The protected 144,000ha national park is home to the only Australian zoo-born Sumatran orangutan to be released into the wild.
In 2006 Temara, now 15, of Perth Zoo, became the first zoo-bred Sumatran orangutan ever to be placed in her natural habitat.
Sumatran Orangutan Conservation Program project director Peter Pratje says Bukit Tigapuluh will become an island in an ocean of plantations if the remaining rainforest around the park is logged, as planned.
"These areas, if they are converted to pulp and paper, will be lost. Orangutans in this area would be threatened," he said, adding Temara would likely be unharmed as she has constant protection.

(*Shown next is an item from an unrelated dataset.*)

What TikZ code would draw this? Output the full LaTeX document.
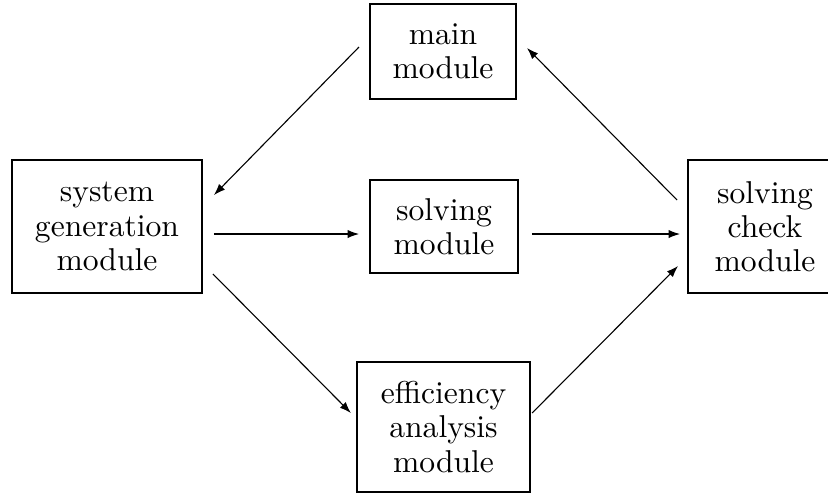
\documentclass[tikz,border=0pt]{standalone}
\usepackage{amsmath, amssymb}
\usepackage{tikz}
\usetikzlibrary{calc, arrows.meta}

\begin{document}
\begin{tikzpicture}[x=0.3165pt, y=-0.3165pt,
    modbox/.style={draw, line width=0.65pt, align=center, inner sep=0pt,
        font=\fontsize{10}{10.8}\selectfont},
    flow/.style={-{Latex[length=3.6pt,width=2.6pt]}, line width=0.35pt}]
    \useasboundingbox (0,0) rectangle (828,494);

    \node [modbox, minimum width=46.2pt, minimum height=30.1pt] (main) at (443,51.5) {main\\module};
    \node [modbox, minimum width=60.1pt, minimum height=42.1pt] (sysgen) at (107,226.5) {system\\generation\\module};
    \node [modbox, minimum width=46.8pt, minimum height=29.4pt] (solve) at (444,226.5) {solving\\module};
    \node [modbox, minimum width=48.7pt, minimum height=42.1pt] (check) at (765,226.5) {solving\\check\\module};
    \node [modbox, minimum width=54.8pt, minimum height=41.1pt] (effic) at (443.5,427) {efficiency\\analysis\\module};

    \draw [flow] ($(main.west)+(-10,-4.5)$) -- ($(sysgen.east)+(11,-31.5)$);
    \draw [flow] ($(sysgen.east)+(11,7.5)$) -- ($(solve.west)+(-10,7.5)$);
    \draw [flow] ($(solve.east)+(13,7.5)$) -- ($(check.west)+(-7,7.5)$);
    \draw [flow] ($(sysgen.east)+(10,47.5)$) -- ($(effic.west)+(-5,-14)$);
    \draw [flow] ($(effic.east)+(1,-14)$) -- ($(check.west)+(-9,39.5)$);
    \draw [flow] ($(check.west)+(-10,-26.5)$) -- ($(main.east)+(10,-3.5)$);
\end{tikzpicture}
\end{document}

"She would lose a potential area that she could live in," Pratje said.
Some 70 elephants believed to be living in the forest outside the park would lose "100 per cent" of their habitat, as the protected park itself was not suitable terrain for them, Pratje said.
The middle section to join the two existing roads was yet to be built, but it had been marked out.
*Crash Image*
"They seem to be more cautious at the moment, (but) I guess it's only a question of time," Pratje said, estimating the road could be completed in as little as six months.
"We don't know when APP plans to convert this area (to plantation).
"It may be a year or two. In the meantime we will already lose a large part to natural encroachment.
"But at the end of the day if it's going into pulp and paper plantations, or encroachment, it doesn't matter. It's still a desert (for the animals)."
Pratje said industry shouldn't be allowed to convert natural forest under Indonesian law, but the forest had been recently downgraded to "industrial forest".
"The only hope now is starting discussions with the industry, trying to (educate) them on high conservation value concepts," he said.
"The risk of losing all forest outside the national park boundaries is extremely high at the moment."
Supermarket chain Woolworths has been under pressure in Australia for sourcing its Select Brand paper products from APP.
Comment was being sought from the Asian pulp and paper giant.